You will behold a bewildering state of affairs which will cause the tear to fall
and the fire of grief to blaze. You see the great country of India, which
contains hundreds of millions of Moslems, fallen, because of religious divisions
and weaknesses, into the grasp of the enemies of God, the infidel English. You
see forty, millions of Moslems in Java shackled by the chains of captivity and
of affliction under the rule of the Dutch, although these infidels are much
fewer in number than the faithful and do not enjoy a much higher civilization.
You see Egypt, Morocco, Tunis, Algeria, and the Sudan suffering the extremes of
pain and groaning in the grasp of the enemies of God and his apostle. You see
the vast country of Siberia and Turkestan and Khiva and Bokhara and the Caucasus
and the Crimea and Kazan and Ezferhan and Kosahastan, whose Moslem peoples
believe in the unity of God, ground under the feet of their oppressors, who are
the enemies already of our religion. You behold Persia being prepared for
partition and you see the city of the Caliphate, which for ages has unceasingly
fought breast to breast with the enemies of our religion, now become the target
for oppression and violence. Thus wherever you look you see that the enemies of
the true religion, particularly the English, the Russian, and the French, have
oppressed Islam and invaded its rights in every possible way. We cannot
enumerate the insults we have received at the hands of these nations who desire
totally to destroy Islam and drive all Mohammedans off the face of the earth.

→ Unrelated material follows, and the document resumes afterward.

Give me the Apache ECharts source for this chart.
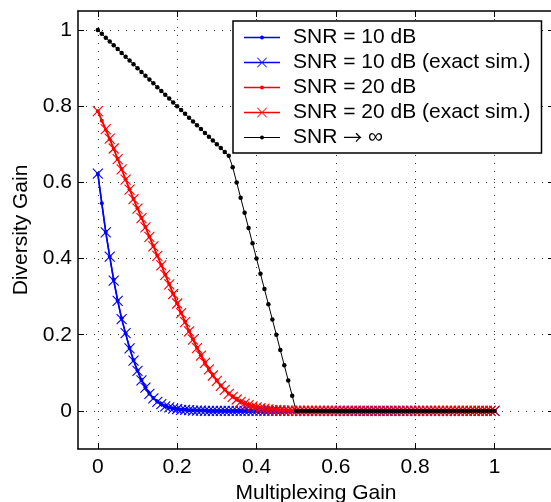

This tyranny has passed all endurable limits; the cup of our oppression is full
to overflowing. . . . In brief, the Moslems work and the infidels eat; the
Moslems are hungry and suffer and the infidels gorge themselves and live in
luxury. The world of Islam sinks down and goes backward, and the Christian world
goes forward and is more and more exalted. The Moslems are enslaved and the
infidels are the great rulers. This is all because the Moslems have abandoned
the plan set forth in the Koran and ignored the Holy War which it commands. . .
. But the time has now come for the Holy War, and by this the land of Islam
shall be forever freed from the power of the infidels who oppress it. This holy
war has now become a sacred duty. Know ye that the blood of infidels in the
Islamic lands may be shed with impunity---except those to whom the Moslem power
has promised security and who are allied with it. [Herein we find that Germans
and Austrians are excepted from massacre.] The killing of -infidels who rule
over Islam has become a sacred duty, whether you do it secretly or openly, as
the Koran has decreed: 'Take them and kill them whenever you find them. Behold
we have delivered them unto your hands and given you supreme power over them.'
He who kills even one unbeliever of those who rule over us, whether he does it
secretly or openly, shall be rewarded by God. And let every Moslem, in whatever
part of the world he may be, swear a solemn oath to kill at least three or four
of the infidels who rule over him, for they are the enemies of God and of the
faith. Let every Moslem know that his reward for doing so shall be doubled by
the God who created heaven and earth. A Moslem who does this shall be saved from
the terrors of the day of Judgment, of the resurrection of the dead. Who is the
man who can refuse such a recompense for such a small deed? . . . Yet the time
has come that we should rise up as the rising of one man, in one hand a sword,
in the other a gun, in his pocket balls of fire and death-dealing missiles, and
in his heart the light of the faith, and that we should lift up our voices,
saying India for the Indian Moslems, Java for the Javanese Moslems, Algeria for
the Algerian Moslems, Morocco for the Moroccan Moslems, Tunis for the Tunisan
Moslems, Egypt for the Egyptian Moslems, Iran for the Iranian Moslems, Turan for
the Turanian Moslems, Bokhara for the Bokharan Moslems, Caucasus for the
Caucasian Moslems, and the Ottoman Empire for the Ottoman Turks and Arabs."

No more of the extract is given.